Transcribe the listing verbatim. Do not carry over any pictures.

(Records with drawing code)
■ ■ ■ ■ ■ ■ ■

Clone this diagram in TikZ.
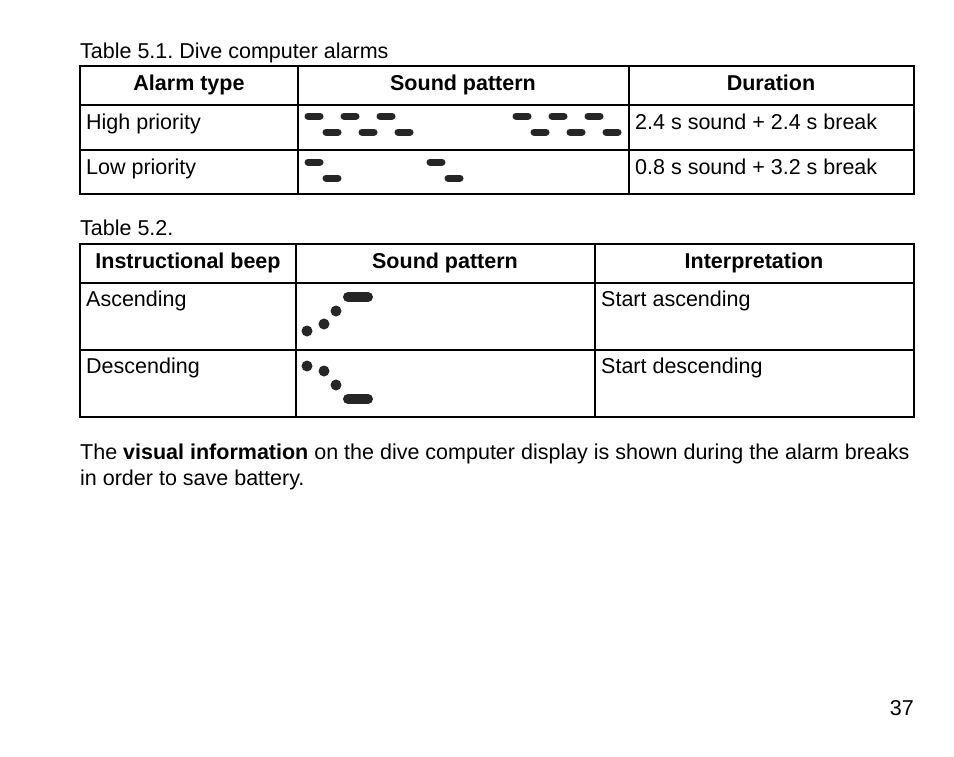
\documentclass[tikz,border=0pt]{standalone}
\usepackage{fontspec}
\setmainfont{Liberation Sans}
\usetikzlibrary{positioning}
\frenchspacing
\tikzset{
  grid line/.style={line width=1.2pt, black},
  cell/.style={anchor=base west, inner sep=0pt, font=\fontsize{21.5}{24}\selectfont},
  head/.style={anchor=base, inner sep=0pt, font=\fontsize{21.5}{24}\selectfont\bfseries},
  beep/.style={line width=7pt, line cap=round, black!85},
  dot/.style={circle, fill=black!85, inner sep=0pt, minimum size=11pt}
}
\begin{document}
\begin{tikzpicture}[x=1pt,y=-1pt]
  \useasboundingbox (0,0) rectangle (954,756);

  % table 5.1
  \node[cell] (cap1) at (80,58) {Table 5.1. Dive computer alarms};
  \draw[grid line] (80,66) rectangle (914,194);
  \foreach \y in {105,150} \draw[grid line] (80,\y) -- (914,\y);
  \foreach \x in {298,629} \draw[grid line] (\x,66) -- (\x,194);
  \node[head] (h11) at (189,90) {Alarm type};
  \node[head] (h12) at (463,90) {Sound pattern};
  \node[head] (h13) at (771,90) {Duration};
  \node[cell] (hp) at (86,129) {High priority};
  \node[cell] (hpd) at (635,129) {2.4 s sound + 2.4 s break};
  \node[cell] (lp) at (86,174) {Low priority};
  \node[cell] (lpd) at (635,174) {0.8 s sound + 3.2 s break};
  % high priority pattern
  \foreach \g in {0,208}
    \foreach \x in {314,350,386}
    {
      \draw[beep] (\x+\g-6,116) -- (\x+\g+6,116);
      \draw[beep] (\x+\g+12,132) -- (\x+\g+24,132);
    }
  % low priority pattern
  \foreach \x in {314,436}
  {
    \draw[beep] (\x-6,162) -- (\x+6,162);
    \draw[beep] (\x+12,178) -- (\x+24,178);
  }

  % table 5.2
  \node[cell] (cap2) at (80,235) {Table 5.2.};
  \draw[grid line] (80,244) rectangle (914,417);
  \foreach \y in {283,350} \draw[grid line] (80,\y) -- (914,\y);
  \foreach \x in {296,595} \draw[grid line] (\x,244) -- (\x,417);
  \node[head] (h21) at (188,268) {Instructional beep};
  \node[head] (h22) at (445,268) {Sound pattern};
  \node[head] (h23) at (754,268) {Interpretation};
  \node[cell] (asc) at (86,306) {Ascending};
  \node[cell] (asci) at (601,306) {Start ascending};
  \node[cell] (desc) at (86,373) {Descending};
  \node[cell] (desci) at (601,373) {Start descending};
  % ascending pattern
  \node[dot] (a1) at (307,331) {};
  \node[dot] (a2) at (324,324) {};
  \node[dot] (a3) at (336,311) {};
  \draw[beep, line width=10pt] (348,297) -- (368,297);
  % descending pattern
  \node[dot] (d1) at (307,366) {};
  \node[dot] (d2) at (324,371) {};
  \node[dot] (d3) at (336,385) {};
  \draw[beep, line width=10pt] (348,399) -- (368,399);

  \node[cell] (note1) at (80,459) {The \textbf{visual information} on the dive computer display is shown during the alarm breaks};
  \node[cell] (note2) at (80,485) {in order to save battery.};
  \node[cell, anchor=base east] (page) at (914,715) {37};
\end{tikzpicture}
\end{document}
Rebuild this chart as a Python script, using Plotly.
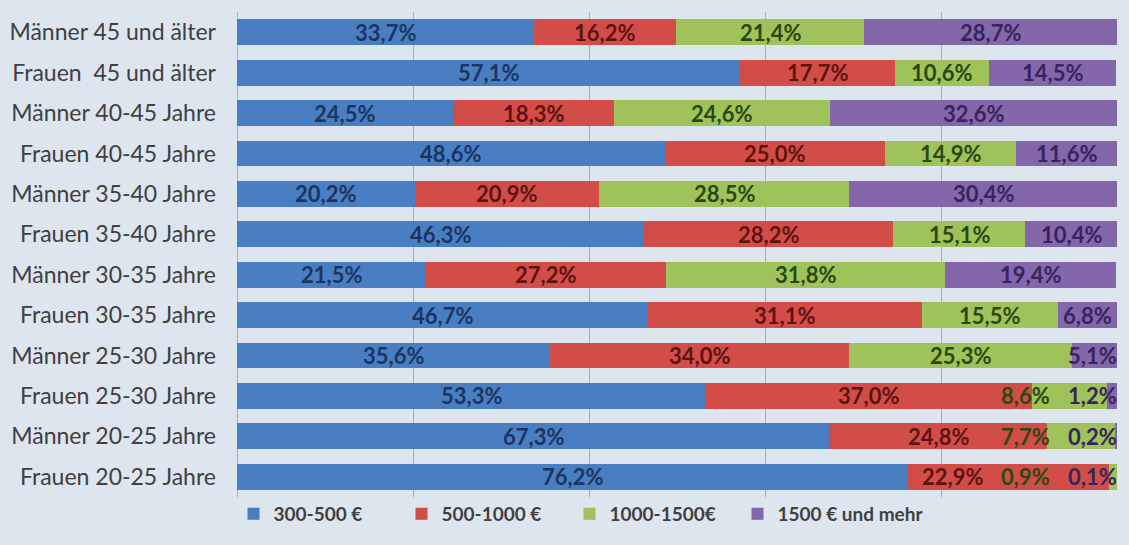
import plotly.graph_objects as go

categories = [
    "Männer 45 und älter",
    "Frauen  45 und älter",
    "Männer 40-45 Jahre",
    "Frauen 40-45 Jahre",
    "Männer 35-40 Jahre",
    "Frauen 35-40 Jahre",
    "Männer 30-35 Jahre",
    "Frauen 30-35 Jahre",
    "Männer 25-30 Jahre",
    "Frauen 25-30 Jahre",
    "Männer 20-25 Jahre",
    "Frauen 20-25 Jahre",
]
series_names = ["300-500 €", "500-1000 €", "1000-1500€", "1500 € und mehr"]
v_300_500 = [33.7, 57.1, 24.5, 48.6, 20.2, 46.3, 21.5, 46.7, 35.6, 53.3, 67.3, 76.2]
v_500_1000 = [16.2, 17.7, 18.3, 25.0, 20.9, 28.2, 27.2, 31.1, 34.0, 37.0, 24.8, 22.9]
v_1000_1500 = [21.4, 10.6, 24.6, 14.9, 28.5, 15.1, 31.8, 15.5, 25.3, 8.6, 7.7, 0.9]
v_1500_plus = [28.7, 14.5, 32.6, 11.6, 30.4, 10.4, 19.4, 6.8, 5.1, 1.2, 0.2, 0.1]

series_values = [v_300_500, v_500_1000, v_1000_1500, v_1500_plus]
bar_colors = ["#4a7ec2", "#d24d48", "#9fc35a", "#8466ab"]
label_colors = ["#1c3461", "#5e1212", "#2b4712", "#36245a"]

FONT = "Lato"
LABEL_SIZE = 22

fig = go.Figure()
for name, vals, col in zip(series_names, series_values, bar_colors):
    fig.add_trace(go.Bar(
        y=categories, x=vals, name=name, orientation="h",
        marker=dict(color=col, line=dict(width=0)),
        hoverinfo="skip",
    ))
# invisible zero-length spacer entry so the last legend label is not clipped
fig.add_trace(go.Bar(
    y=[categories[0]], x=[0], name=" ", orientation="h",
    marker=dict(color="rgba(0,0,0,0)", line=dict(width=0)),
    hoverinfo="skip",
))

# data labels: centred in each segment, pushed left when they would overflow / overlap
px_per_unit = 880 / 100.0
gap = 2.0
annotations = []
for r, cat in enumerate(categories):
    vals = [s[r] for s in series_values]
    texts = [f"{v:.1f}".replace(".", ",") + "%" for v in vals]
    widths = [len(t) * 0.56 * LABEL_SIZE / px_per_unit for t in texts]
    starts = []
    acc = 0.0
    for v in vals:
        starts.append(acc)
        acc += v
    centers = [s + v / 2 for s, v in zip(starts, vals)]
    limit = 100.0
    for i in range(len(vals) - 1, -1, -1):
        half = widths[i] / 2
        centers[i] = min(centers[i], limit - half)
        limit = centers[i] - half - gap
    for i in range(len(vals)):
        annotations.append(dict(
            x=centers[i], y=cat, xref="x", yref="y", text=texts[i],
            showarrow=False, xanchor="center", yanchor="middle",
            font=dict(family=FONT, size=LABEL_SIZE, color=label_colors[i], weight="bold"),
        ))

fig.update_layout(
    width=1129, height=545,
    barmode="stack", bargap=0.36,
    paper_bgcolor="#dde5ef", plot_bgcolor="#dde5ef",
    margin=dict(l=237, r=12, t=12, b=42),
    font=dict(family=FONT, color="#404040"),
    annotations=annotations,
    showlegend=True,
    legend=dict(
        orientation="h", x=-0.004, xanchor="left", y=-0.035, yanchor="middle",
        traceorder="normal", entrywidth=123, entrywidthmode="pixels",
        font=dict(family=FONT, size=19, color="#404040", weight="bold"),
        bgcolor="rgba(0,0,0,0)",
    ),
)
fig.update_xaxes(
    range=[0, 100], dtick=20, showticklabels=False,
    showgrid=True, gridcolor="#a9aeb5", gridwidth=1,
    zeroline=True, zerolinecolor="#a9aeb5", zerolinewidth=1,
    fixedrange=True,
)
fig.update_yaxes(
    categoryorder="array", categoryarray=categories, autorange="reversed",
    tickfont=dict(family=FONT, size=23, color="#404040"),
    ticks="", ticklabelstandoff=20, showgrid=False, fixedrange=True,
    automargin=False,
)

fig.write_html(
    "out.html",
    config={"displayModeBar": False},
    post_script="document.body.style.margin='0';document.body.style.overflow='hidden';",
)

■ ■ ■ ■ ■ ■ ■

> _Solution_
Clone this diagram in TikZ.
\documentclass[tikz,border=0pt]{standalone}
\usepackage{fontspec}
\setmainfont{Liberation Sans}
\usetikzlibrary{positioning}
\frenchspacing
\tikzset{
  grid line/.style={line width=1.2pt, black},
  cell/.style={anchor=base west, inner sep=0pt, font=\fontsize{21.5}{24}\selectfont},
  head/.style={anchor=base, inner sep=0pt, font=\fontsize{21.5}{24}\selectfont\bfseries},
  beep/.style={line width=7pt, line cap=round, black!85},
  dot/.style={circle, fill=black!85, inner sep=0pt, minimum size=11pt}
}
\begin{document}
\begin{tikzpicture}[x=1pt,y=-1pt]
  \useasboundingbox (0,0) rectangle (954,756);

  % table 5.1
  \node[cell] (cap1) at (80,58) {Table 5.1. Dive computer alarms};
  \draw[grid line] (80,66) rectangle (914,194);
  \foreach \y in {105,150} \draw[grid line] (80,\y) -- (914,\y);
  \foreach \x in {298,629} \draw[grid line] (\x,66) -- (\x,194);
  \node[head] (h11) at (189,90) {Alarm type};
  \node[head] (h12) at (463,90) {Sound pattern};
  \node[head] (h13) at (771,90) {Duration};
  \node[cell] (hp) at (86,129) {High priority};
  \node[cell] (hpd) at (635,129) {2.4 s sound + 2.4 s break};
  \node[cell] (lp) at (86,174) {Low priority};
  \node[cell] (lpd) at (635,174) {0.8 s sound + 3.2 s break};
  % high priority pattern
  \foreach \g in {0,208}
    \foreach \x in {314,350,386}
    {
      \draw[beep] (\x+\g-6,116) -- (\x+\g+6,116);
      \draw[beep] (\x+\g+12,132) -- (\x+\g+24,132);
    }
  % low priority pattern
  \foreach \x in {314,436}
  {
    \draw[beep] (\x-6,162) -- (\x+6,162);
    \draw[beep] (\x+12,178) -- (\x+24,178);
  }

  % table 5.2
  \node[cell] (cap2) at (80,235) {Table 5.2.};
  \draw[grid line] (80,244) rectangle (914,417);
  \foreach \y in {283,350} \draw[grid line] (80,\y) -- (914,\y);
  \foreach \x in {296,595} \draw[grid line] (\x,244) -- (\x,417);
  \node[head] (h21) at (188,268) {Instructional beep};
  \node[head] (h22) at (445,268) {Sound pattern};
  \node[head] (h23) at (754,268) {Interpretation};
  \node[cell] (asc) at (86,306) {Ascending};
  \node[cell] (asci) at (601,306) {Start ascending};
  \node[cell] (desc) at (86,373) {Descending};
  \node[cell] (desci) at (601,373) {Start descending};
  % ascending pattern
  \node[dot] (a1) at (307,331) {};
  \node[dot] (a2) at (324,324) {};
  \node[dot] (a3) at (336,311) {};
  \draw[beep, line width=10pt] (348,297) -- (368,297);
  % descending pattern
  \node[dot] (d1) at (307,366) {};
  \node[dot] (d2) at (324,371) {};
  \node[dot] (d3) at (336,385) {};
  \draw[beep, line width=10pt] (348,399) -- (368,399);

  \node[cell] (note1) at (80,459) {The \textbf{visual information} on the dive computer display is shown during the alarm breaks};
  \node[cell] (note2) at (80,485) {in order to save battery.};
  \node[cell, anchor=base east] (page) at (914,715) {37};
\end{tikzpicture}
\end{document}
Rebuild this chart as a Python script, using Plotly.
import plotly.graph_objects as go

categories = [
    "Männer 45 und älter",
    "Frauen  45 und älter",
    "Männer 40-45 Jahre",
    "Frauen 40-45 Jahre",
    "Männer 35-40 Jahre",
    "Frauen 35-40 Jahre",
    "Männer 30-35 Jahre",
    "Frauen 30-35 Jahre",
    "Männer 25-30 Jahre",
    "Frauen 25-30 Jahre",
    "Männer 20-25 Jahre",
    "Frauen 20-25 Jahre",
]
series_names = ["300-500 €", "500-1000 €", "1000-1500€", "1500 € und mehr"]
v_300_500 = [33.7, 57.1, 24.5, 48.6, 20.2, 46.3, 21.5, 46.7, 35.6, 53.3, 67.3, 76.2]
v_500_1000 = [16.2, 17.7, 18.3, 25.0, 20.9, 28.2, 27.2, 31.1, 34.0, 37.0, 24.8, 22.9]
v_1000_1500 = [21.4, 10.6, 24.6, 14.9, 28.5, 15.1, 31.8, 15.5, 25.3, 8.6, 7.7, 0.9]
v_1500_plus = [28.7, 14.5, 32.6, 11.6, 30.4, 10.4, 19.4, 6.8, 5.1, 1.2, 0.2, 0.1]

series_values = [v_300_500, v_500_1000, v_1000_1500, v_1500_plus]
bar_colors = ["#4a7ec2", "#d24d48", "#9fc35a", "#8466ab"]
label_colors = ["#1c3461", "#5e1212", "#2b4712", "#36245a"]

FONT = "Lato"
LABEL_SIZE = 22

fig = go.Figure()
for name, vals, col in zip(series_names, series_values, bar_colors):
    fig.add_trace(go.Bar(
        y=categories, x=vals, name=name, orientation="h",
        marker=dict(color=col, line=dict(width=0)),
        hoverinfo="skip",
    ))
# invisible zero-length spacer entry so the last legend label is not clipped
fig.add_trace(go.Bar(
    y=[categories[0]], x=[0], name=" ", orientation="h",
    marker=dict(color="rgba(0,0,0,0)", line=dict(width=0)),
    hoverinfo="skip",
))

# data labels: centred in each segment, pushed left when they would overflow / overlap
px_per_unit = 880 / 100.0
gap = 2.0
annotations = []
for r, cat in enumerate(categories):
    vals = [s[r] for s in series_values]
    texts = [f"{v:.1f}".replace(".", ",") + "%" for v in vals]
    widths = [len(t) * 0.56 * LABEL_SIZE / px_per_unit for t in texts]
    starts = []
    acc = 0.0
    for v in vals:
        starts.append(acc)
        acc += v
    centers = [s + v / 2 for s, v in zip(starts, vals)]
    limit = 100.0
    for i in range(len(vals) - 1, -1, -1):
        half = widths[i] / 2
        centers[i] = min(centers[i], limit - half)
        limit = centers[i] - half - gap
    for i in range(len(vals)):
        annotations.append(dict(
            x=centers[i], y=cat, xref="x", yref="y", text=texts[i],
            showarrow=False, xanchor="center", yanchor="middle",
            font=dict(family=FONT, size=LABEL_SIZE, color=label_colors[i], weight="bold"),
        ))

fig.update_layout(
    width=1129, height=545,
    barmode="stack", bargap=0.36,
    paper_bgcolor="#dde5ef", plot_bgcolor="#dde5ef",
    margin=dict(l=237, r=12, t=12, b=42),
    font=dict(family=FONT, color="#404040"),
    annotations=annotations,
    showlegend=True,
    legend=dict(
        orientation="h", x=-0.004, xanchor="left", y=-0.035, yanchor="middle",
        traceorder="normal", entrywidth=123, entrywidthmode="pixels",
        font=dict(family=FONT, size=19, color="#404040", weight="bold"),
        bgcolor="rgba(0,0,0,0)",
    ),
)
fig.update_xaxes(
    range=[0, 100], dtick=20, showticklabels=False,
    showgrid=True, gridcolor="#a9aeb5", gridwidth=1,
    zeroline=True, zerolinecolor="#a9aeb5", zerolinewidth=1,
    fixedrange=True,
)
fig.update_yaxes(
    categoryorder="array", categoryarray=categories, autorange="reversed",
    tickfont=dict(family=FONT, size=23, color="#404040"),
    ticks="", ticklabelstandoff=20, showgrid=False, fixedrange=True,
    automargin=False,
)

fig.write_html(
    "out.html",
    config={"displayModeBar": False},
    post_script="document.body.style.margin='0';document.body.style.overflow='hidden';",
)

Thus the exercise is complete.